Electrochemical Oxidation of Dihydronicotinamide Adenine Dinucleotide at Nitrogen-Doped Carbon Nanotube Electrodes

Abstract

Nitrogen-doped carbon nanotubes (N-CNTs) substantially lower the overpotential necessary for dihydronicotinamide adenine dinucleotide (NADH) oxidation compared to nondoped CNTs or traditional carbon electrodes such as glassy carbon (GC). We observe a 370 mV shift in the peak potential (Ep) from GC to CNTs and another 170 mV shift from CNTs to 7.4 atom % N-CNTs in a sodium phosphate buffer solution (pH 7.0) with 2.0 mM NADH (scan rate 10 mV/s). The sensitivity of 7.4 atom % N-CNTs to NADH was measured at 0.30 ± 0.04 A M(-1) cm(-2), with a limit of detection at 1.1 ± 0.3 μM and a linear range of 70 ± 10 μM poised at a low potential of -0.32 V (vs Hg/Hg2SO4).
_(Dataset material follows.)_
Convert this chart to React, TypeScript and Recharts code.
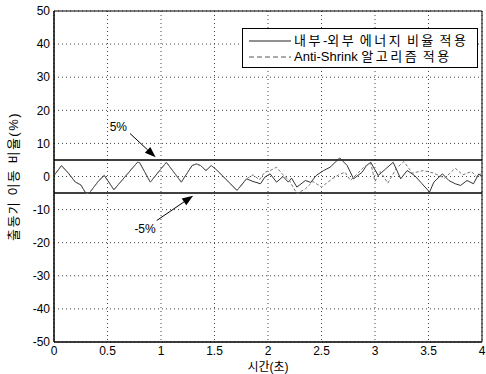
import {
  LineChart,
  Line,
  XAxis,
  YAxis,
  CartesianGrid,
  Legend,
  ReferenceLine,
  ReferenceArea,
} from 'recharts';

// time (s) and ratio (%); both curves coincide until ~1.8 s
const sharedT = [0, 0.07, 0.14, 0.2, 0.25, 0.3, 0.33, 0.42, 0.47, 0.56, 0.78, 0.8, 0.9, 1.0, 1.05, 1.12, 1.19, 1.29, 1.33, 1.37, 1.42, 1.47, 1.52, 1.71, 1.8];
const sharedV = [0.3, 3.3, 0.8, -1.7, -2.5, -5.2, -5, -1.2, 0.3, -4, 4.3, 4.2, -1.7, 2.3, 4.3, 1.3, -1.7, 3.3, 3.8, 3.3, 1.8, 3.3, 2, -4.2, -0.7];

const energyT = [1.86, 1.93, 1.97, 2.02, 2.08, 2.14, 2.19, 2.22, 2.27, 2.35, 2.4, 2.45, 2.52, 2.58, 2.67, 2.74, 2.8, 2.88, 2.92, 2.96, 3.03, 3.1, 3.17, 3.24, 3.3, 3.37, 3.44, 3.51, 3.55, 3.63, 3.69, 3.75, 3.8, 3.86, 3.92, 3.97, 4.0];
const energyV = [-1.5, -2.2, -0.2, 0.8, -1.7, 0, -1.7, -0.5, -3.2, -1.2, -1.8, 0.3, 1.8, 2.8, 5.6, 3.3, -0.7, 1.3, 3.3, 4.3, 0.3, 2.3, 4.3, -0.7, 1.8, 0.3, -2.2, -4.7, -1.7, 0.8, -1.2, -2.2, -2.7, -1.2, -2.2, 0.8, -0.2];

const shrinkT = [1.86, 1.92, 1.97, 2.02, 2.08, 2.14, 2.2, 2.27, 2.35, 2.42, 2.5, 2.6, 2.66, 2.72, 2.77, 2.84, 2.9, 2.96, 3.0, 3.05, 3.12, 3.2, 3.27, 3.35, 3.45, 3.55, 3.65, 3.75, 3.82, 3.9, 3.95, 4.0];
const shrinkV = [0.5, -1.0, 1.3, 1.8, 2.8, 0.5, -1.2, -5.2, -3.7, -1.5, -3.2, -0.7, 0.5, 1.3, -1.2, 1.0, 3.0, 4.0, -1.5, 1.5, -2.0, 2.5, 4.5, 1.0, 1.8, 1.0, -0.5, 2.5, 0.5, 1.5, 0, 1.0];

const xTicks = [0, 0.5, 1, 1.5, 2, 2.5, 3, 3.5, 4];
const yTicks = [-50, -40, -30, -20, -10, 0, 10, 20, 30, 40, 50];

const seriesNames = ['내부-외부 에너지 비율 적용', 'Anti-Shrink 알고리즘 적용'];

const toPoints = (ts: number[], vs: number[]) => ts.map((t, i) => ({ t, v: vs[i] }));
const energyData = toPoints([...sharedT, ...energyT], [...sharedV, ...energyV]);
const shrinkData = toPoints([...sharedT, ...shrinkT], [...sharedV, ...shrinkV]);

const FONT = '"Liberation Sans", Arial, "Noto Sans CJK KR", sans-serif';

const Arrow = (props: any) => {
  const { x1, y1, x2, y2, text, tx, ty } = props;
  const ang = Math.atan2(y2 - y1, x2 - x1);
  const len = 11;
  const w = 4;
  const bx = x2 - len * Math.cos(ang);
  const by = y2 - len * Math.sin(ang);
  const pts = `${x2},${y2} ${bx - w * Math.sin(ang)},${by + w * Math.cos(ang)} ${bx + w * Math.sin(ang)},${by - w * Math.cos(ang)}`;
  return (
    <g>
      <line x1={x1} y1={y1} x2={bx} y2={by} stroke="#000" strokeWidth={1} />
      <polygon points={pts} fill="#000" />
      <text x={x1 + tx} y={y1 + ty} fontSize={12} fontFamily={FONT} textAnchor="end" fill="#000">
        {text}
      </text>
    </g>
  );
};

// hangul in the original legend is set wider than the latin text
const spaced = (s: string) =>
  Array.from(s).map((ch, i) =>
    ch.charCodeAt(0) >= 0xac00 ? (
      <span key={i} style={{ letterSpacing: 2.5 }}>{ch}</span>
    ) : (
      <span key={i}>{ch}</span>
    )
  );

const LegendBox = () => (
  <div
    style={{
      width: 236,
      height: 40,
      boxSizing: 'border-box',
      border: '1px solid #000',
      background: '#fff',
      fontFamily: FONT,
      fontSize: 13,
      color: '#000',
      padding: '4px 0 0 6px',
      lineHeight: '16px',
    }}
  >
    {seriesNames.map((name, i) => (
      <div key={name} style={{ display: 'flex', alignItems: 'center', height: 16 }}>
        <svg width={44} height={10} style={{ marginRight: 1 }}>
          <line x1={0} y1={5} x2={42} y2={5} stroke={i === 0 ? '#222' : '#555'} strokeDasharray={i === 0 ? undefined : '5 3'} />
        </svg>
        <span style={{ whiteSpace: 'nowrap' }}>{spaced(name)}</span>
      </div>
    ))}
  </div>
);

export default function App() {
  return (
    <div style={{ position: 'fixed', left: 0, top: 0, background: '#fff' }}>
      <LineChart width={486} height={374} margin={{ top: 11, right: 4, bottom: 0, left: 0 }}>
        <CartesianGrid stroke="#444" strokeDasharray="1 3" />
        <XAxis
          type="number"
          dataKey="t"
          domain={[0, 4]}
          ticks={xTicks}
          height={32}
          stroke="#000"
          tickLine={false}
          tickSize={2}
          tickMargin={2}
          tick={{ fill: '#000', fontSize: 12, fontFamily: FONT }}
          label={{ value: '시간(초)', position: 'insideBottom', offset: 3, style: { fontSize: 12, fontFamily: FONT, fill: '#000' } }}
        />
        <YAxis
          type="number"
          domain={[-50, 50]}
          ticks={yTicks}
          width={54}
          stroke="#000"
          tickLine={false}
          tickSize={2}
          tickMargin={2}
          tick={{ fill: '#000', fontSize: 12, fontFamily: FONT }}
          label={{
            value: '출동기 이동 비율(%)',
            angle: -90,
            position: 'insideLeft',
            offset: 13,
            style: { textAnchor: 'middle', fontSize: 13, letterSpacing: 1.5, fontFamily: FONT, fill: '#000' },
          }}
        />
        <ReferenceArea x1={0} x2={4} y1={-50} y2={50} fill="none" stroke="#000" strokeWidth={1} />
        <ReferenceLine y={5} stroke="#000" strokeWidth={1.5} />
        <ReferenceLine y={-5} stroke="#000" strokeWidth={1.5} />
        <Line
          data={energyData}
          dataKey="v"
          name={seriesNames[0]}
          stroke="#333"
          strokeWidth={1}
          dot={false}
          isAnimationActive={false}
        />
        <Line
          data={shrinkData}
          dataKey="v"
          name={seriesNames[1]}
          stroke="#777"
          strokeWidth={1}
          strokeDasharray="3 2"
          dot={false}
          isAnimationActive={false}
        />
        <ReferenceLine
          segment={[{ x: 0.71, y: 13 }, { x: 0.95, y: 5.8 }]}
          shape={(p: any) => <Arrow {...p} text="5%" tx={-3} ty={-2} />}
        />
        <ReferenceLine
          segment={[{ x: 0.96, y: -13.3 }, { x: 1.3, y: -5.8 }]}
          shape={(p: any) => <Arrow {...p} text="-5%" tx={-1} ty={12} />}
        />
        <Legend
          layout="horizontal"
          verticalAlign="middle"
          align="center"
          content={<LegendBox />}
          wrapperStyle={{ top: 28, left: 242, width: 236, height: 40 }}
        />
      </LineChart>
    </div>
  );
}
NADH fouling, known to occur to the electrode surface during NADH oxidation, was investigated by measuring both the change in Ep and the resulting loss of electrode sensitivity. NADH degradation, known to occur in phosphate buffer, was characterized by absorbance at 340 nm and correlated with the loss of NADH electroactivity. N-CNTs are further demonstrated to be an effective platform for dehydrogenase-based biosensing by allowing glucose dehydrogenase to spontaneously adsorb onto the N-CNT surface and measuring the resulting electrode's sensitivity to glucose. The glucose biosensor had a sensitivity of 0.032 ± 0.003 A M(-1) cm(-2), a limit of detection at 6 ± 1 μM, and a linear range of 440 ± 50 μM.